• _DATA IN THIS EXERCISE_:

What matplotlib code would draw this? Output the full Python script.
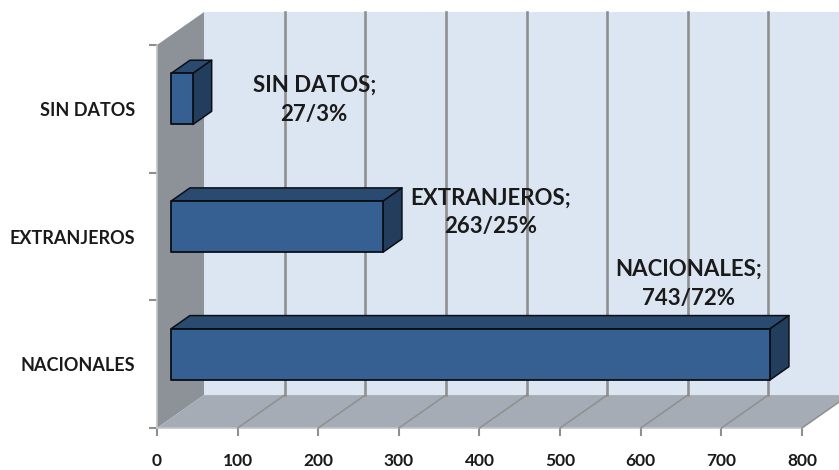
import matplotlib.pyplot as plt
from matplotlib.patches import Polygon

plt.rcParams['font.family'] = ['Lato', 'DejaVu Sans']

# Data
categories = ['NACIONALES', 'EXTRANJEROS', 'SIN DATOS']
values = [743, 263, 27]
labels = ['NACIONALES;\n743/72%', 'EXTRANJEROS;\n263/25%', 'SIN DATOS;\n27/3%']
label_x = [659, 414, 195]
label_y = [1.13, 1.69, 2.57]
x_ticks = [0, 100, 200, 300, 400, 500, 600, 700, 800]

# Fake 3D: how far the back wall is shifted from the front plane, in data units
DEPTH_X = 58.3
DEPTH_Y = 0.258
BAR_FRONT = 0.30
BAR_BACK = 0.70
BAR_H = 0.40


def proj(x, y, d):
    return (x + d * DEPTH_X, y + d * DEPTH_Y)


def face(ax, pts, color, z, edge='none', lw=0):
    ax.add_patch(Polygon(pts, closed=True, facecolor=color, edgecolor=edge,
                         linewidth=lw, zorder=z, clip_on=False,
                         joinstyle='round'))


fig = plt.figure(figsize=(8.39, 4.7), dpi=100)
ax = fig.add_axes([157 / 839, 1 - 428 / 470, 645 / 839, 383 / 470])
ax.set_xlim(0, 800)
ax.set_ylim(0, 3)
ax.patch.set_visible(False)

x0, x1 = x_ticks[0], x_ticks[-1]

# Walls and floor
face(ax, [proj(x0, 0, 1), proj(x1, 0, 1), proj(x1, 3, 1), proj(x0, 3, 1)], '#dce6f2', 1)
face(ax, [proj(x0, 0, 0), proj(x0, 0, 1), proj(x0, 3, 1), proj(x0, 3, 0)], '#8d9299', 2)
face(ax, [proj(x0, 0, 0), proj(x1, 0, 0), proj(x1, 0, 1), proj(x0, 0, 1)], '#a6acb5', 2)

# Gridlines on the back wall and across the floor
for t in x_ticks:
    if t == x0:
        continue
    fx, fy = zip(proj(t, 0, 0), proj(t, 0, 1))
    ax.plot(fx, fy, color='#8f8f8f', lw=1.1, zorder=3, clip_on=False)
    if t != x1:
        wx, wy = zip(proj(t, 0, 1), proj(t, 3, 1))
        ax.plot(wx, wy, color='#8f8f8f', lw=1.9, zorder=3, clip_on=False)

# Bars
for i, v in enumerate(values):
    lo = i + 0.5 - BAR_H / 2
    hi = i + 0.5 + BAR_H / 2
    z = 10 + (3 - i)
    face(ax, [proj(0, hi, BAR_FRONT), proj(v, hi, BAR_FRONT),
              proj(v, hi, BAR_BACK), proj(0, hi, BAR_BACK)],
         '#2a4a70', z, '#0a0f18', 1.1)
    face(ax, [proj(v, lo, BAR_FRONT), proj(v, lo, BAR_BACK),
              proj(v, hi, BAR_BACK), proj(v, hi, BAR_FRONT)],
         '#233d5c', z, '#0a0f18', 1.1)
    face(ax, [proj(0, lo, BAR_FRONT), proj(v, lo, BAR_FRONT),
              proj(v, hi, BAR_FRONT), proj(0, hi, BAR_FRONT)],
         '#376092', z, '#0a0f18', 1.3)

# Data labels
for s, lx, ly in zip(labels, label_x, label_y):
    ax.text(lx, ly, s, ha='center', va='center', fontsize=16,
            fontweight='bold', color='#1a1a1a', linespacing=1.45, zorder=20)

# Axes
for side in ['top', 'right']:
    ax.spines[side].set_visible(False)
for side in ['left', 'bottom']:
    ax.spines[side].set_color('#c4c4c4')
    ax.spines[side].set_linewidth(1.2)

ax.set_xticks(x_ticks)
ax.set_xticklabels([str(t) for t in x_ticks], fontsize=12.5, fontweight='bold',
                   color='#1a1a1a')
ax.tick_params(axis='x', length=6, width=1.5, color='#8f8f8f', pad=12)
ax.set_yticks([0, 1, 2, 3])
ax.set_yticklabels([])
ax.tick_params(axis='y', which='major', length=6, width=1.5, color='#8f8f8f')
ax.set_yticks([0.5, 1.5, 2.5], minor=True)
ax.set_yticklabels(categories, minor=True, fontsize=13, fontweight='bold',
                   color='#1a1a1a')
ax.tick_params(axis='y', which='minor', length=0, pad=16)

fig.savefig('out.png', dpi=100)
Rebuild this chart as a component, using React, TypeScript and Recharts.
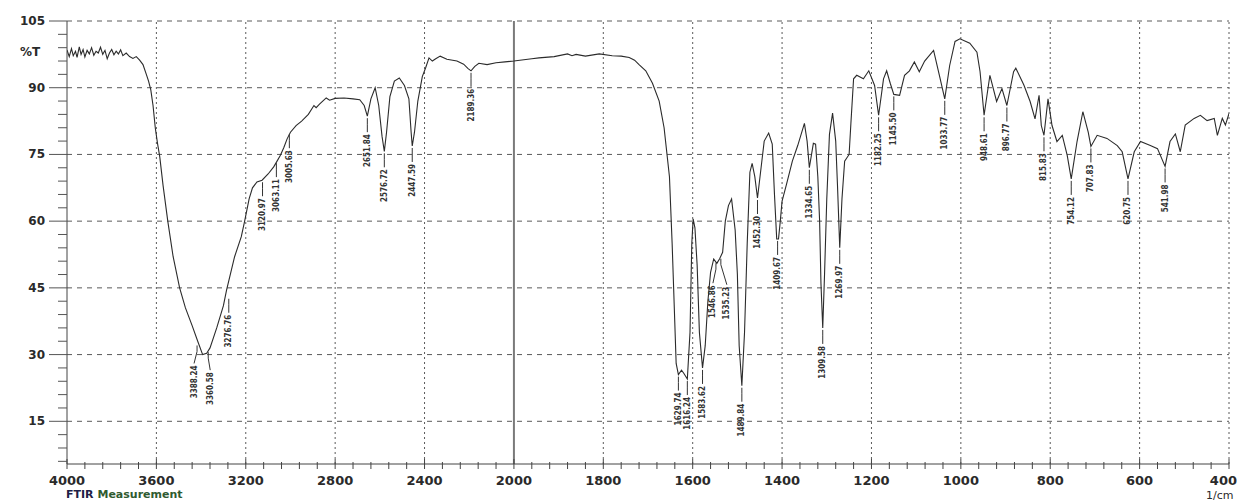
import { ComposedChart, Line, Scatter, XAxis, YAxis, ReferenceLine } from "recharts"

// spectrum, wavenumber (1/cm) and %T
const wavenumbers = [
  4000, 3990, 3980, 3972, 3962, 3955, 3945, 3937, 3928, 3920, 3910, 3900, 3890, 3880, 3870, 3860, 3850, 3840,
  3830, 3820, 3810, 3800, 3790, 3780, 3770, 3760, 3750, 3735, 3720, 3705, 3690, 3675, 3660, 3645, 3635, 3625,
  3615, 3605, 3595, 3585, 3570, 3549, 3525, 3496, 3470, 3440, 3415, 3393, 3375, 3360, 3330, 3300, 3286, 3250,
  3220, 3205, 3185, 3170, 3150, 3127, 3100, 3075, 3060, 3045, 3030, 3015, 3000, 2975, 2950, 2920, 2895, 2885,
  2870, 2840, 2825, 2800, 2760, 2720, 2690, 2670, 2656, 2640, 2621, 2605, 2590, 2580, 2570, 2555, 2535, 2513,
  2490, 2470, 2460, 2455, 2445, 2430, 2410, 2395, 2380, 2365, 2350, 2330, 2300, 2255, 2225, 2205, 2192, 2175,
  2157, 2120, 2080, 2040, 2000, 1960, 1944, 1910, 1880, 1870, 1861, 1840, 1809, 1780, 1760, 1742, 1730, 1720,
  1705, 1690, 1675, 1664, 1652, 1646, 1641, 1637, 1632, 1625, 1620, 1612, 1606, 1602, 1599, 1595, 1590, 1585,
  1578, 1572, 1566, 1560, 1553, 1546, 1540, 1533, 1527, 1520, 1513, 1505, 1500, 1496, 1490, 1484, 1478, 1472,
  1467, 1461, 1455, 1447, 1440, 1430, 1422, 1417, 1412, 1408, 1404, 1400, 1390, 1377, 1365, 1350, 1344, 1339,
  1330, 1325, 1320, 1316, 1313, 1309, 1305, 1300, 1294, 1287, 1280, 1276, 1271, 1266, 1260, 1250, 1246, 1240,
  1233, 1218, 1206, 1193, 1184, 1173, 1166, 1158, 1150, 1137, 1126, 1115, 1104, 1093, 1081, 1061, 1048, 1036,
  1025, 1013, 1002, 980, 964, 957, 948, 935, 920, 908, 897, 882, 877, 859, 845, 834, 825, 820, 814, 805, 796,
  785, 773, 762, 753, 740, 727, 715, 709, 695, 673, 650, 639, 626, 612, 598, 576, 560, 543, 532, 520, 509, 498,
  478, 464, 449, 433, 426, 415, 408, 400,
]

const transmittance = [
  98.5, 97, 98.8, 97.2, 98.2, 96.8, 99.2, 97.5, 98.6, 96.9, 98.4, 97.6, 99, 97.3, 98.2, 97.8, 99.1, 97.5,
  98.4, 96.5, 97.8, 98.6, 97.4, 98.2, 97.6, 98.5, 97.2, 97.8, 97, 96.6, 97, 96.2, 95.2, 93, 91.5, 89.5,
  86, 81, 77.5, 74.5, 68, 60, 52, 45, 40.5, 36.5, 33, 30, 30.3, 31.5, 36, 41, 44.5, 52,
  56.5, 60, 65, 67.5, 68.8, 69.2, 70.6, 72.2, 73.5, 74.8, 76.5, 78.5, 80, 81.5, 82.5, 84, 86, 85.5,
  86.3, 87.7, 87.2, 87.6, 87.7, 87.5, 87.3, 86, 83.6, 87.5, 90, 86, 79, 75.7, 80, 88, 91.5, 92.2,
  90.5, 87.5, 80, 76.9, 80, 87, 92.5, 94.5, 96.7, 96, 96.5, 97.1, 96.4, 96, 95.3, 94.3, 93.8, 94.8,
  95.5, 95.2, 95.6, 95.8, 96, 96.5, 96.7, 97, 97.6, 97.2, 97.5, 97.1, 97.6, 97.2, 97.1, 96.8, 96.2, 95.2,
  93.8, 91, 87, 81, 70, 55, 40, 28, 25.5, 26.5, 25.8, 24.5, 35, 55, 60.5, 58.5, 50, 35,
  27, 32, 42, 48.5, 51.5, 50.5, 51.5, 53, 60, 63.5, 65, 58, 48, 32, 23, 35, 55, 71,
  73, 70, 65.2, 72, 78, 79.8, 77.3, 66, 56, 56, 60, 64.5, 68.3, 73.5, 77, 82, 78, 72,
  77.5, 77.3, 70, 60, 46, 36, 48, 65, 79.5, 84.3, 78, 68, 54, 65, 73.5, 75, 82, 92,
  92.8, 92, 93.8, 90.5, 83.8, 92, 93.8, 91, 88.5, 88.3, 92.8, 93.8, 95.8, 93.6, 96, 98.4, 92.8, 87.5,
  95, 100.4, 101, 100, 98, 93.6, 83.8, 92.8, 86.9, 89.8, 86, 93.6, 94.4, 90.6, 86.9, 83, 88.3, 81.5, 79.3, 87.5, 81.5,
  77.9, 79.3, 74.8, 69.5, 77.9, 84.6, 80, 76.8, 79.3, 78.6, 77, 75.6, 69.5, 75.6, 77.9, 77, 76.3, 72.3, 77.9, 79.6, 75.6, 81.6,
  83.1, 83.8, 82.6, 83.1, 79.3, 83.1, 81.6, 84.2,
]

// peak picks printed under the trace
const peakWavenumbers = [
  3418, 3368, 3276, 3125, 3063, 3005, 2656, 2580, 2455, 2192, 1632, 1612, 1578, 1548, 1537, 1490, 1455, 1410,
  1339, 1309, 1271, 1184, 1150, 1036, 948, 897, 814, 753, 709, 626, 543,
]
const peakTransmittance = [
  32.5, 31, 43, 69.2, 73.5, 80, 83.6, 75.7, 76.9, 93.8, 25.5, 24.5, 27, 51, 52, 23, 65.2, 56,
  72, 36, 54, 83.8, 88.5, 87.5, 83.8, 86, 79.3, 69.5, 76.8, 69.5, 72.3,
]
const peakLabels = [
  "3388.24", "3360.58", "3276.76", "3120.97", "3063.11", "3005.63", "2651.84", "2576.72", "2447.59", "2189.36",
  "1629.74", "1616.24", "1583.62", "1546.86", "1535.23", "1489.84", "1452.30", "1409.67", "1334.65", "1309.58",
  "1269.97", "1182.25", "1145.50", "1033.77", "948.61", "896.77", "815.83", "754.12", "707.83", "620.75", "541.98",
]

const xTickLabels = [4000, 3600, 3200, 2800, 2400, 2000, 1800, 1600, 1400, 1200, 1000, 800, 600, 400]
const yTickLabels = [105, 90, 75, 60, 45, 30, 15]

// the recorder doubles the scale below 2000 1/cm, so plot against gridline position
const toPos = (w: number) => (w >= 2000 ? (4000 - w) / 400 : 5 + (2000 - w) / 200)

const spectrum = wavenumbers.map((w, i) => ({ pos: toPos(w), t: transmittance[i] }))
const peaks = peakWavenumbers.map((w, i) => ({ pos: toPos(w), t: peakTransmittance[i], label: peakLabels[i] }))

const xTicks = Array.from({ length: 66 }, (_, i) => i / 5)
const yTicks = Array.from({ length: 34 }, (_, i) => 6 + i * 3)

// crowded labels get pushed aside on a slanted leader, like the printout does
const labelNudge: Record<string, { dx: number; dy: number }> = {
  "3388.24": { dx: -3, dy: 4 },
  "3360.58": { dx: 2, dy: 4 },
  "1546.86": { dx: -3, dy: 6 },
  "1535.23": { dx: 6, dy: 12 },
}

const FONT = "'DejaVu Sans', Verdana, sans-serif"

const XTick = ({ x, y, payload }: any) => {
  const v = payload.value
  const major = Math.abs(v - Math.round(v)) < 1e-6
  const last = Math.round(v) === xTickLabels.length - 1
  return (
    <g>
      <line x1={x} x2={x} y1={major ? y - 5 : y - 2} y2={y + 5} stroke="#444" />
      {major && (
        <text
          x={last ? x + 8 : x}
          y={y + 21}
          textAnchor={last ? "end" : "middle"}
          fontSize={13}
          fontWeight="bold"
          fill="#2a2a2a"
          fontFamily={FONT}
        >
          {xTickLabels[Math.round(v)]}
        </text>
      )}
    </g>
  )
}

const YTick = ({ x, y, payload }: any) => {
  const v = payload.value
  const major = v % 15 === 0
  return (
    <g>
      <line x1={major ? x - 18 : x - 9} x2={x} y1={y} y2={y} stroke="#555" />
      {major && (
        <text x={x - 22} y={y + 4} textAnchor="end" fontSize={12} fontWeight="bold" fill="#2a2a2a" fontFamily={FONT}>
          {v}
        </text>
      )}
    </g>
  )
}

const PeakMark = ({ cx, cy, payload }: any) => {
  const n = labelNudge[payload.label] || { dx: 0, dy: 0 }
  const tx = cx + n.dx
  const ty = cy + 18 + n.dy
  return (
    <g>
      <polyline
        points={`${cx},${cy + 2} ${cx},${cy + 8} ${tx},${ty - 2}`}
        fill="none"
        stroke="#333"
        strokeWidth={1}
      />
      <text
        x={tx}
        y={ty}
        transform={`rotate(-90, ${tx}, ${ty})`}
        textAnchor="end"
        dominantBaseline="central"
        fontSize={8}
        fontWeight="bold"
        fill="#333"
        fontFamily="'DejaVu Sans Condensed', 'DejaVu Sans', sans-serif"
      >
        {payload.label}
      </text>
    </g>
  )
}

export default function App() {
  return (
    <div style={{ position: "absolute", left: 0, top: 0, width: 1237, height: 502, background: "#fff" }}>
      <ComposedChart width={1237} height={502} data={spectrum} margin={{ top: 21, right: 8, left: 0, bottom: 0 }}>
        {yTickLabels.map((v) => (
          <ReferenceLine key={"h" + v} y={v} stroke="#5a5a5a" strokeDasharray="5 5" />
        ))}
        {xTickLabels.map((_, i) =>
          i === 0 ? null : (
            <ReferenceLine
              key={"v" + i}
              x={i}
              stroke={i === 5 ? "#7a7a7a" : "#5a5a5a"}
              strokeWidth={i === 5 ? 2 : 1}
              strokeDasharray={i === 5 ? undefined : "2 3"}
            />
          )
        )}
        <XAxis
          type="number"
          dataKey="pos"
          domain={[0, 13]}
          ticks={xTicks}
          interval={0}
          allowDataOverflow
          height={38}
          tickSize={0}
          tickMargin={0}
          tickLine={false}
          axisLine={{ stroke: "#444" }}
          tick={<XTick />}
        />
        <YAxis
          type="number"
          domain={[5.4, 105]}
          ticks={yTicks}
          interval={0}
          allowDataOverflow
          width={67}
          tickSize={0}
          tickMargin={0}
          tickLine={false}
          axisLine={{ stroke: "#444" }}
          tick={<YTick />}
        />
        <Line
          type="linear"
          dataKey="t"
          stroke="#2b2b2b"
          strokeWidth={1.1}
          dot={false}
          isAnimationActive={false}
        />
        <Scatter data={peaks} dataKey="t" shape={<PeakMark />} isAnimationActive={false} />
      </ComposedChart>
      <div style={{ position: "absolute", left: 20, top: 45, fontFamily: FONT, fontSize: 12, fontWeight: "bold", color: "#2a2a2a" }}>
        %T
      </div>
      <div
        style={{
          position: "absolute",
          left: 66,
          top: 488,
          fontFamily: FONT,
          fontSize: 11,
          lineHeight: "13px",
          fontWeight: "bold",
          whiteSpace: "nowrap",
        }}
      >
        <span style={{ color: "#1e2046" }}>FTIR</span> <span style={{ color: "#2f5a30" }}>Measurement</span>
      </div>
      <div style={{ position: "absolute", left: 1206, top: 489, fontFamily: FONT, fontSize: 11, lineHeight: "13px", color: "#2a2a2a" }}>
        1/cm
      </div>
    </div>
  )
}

• _YOUR OBJECTIVE_: Look above for the line containing "Rebuild this chart", then write out every line from there down to the line containing "XAxis, YAxis, ReferenceLine", that line included, with no pictures.

• _RESULT FOR THIS TASK_:
Rebuild this chart as a component, using React, TypeScript and Recharts.
import { ComposedChart, Line, Scatter, XAxis, YAxis, ReferenceLine } from "recharts"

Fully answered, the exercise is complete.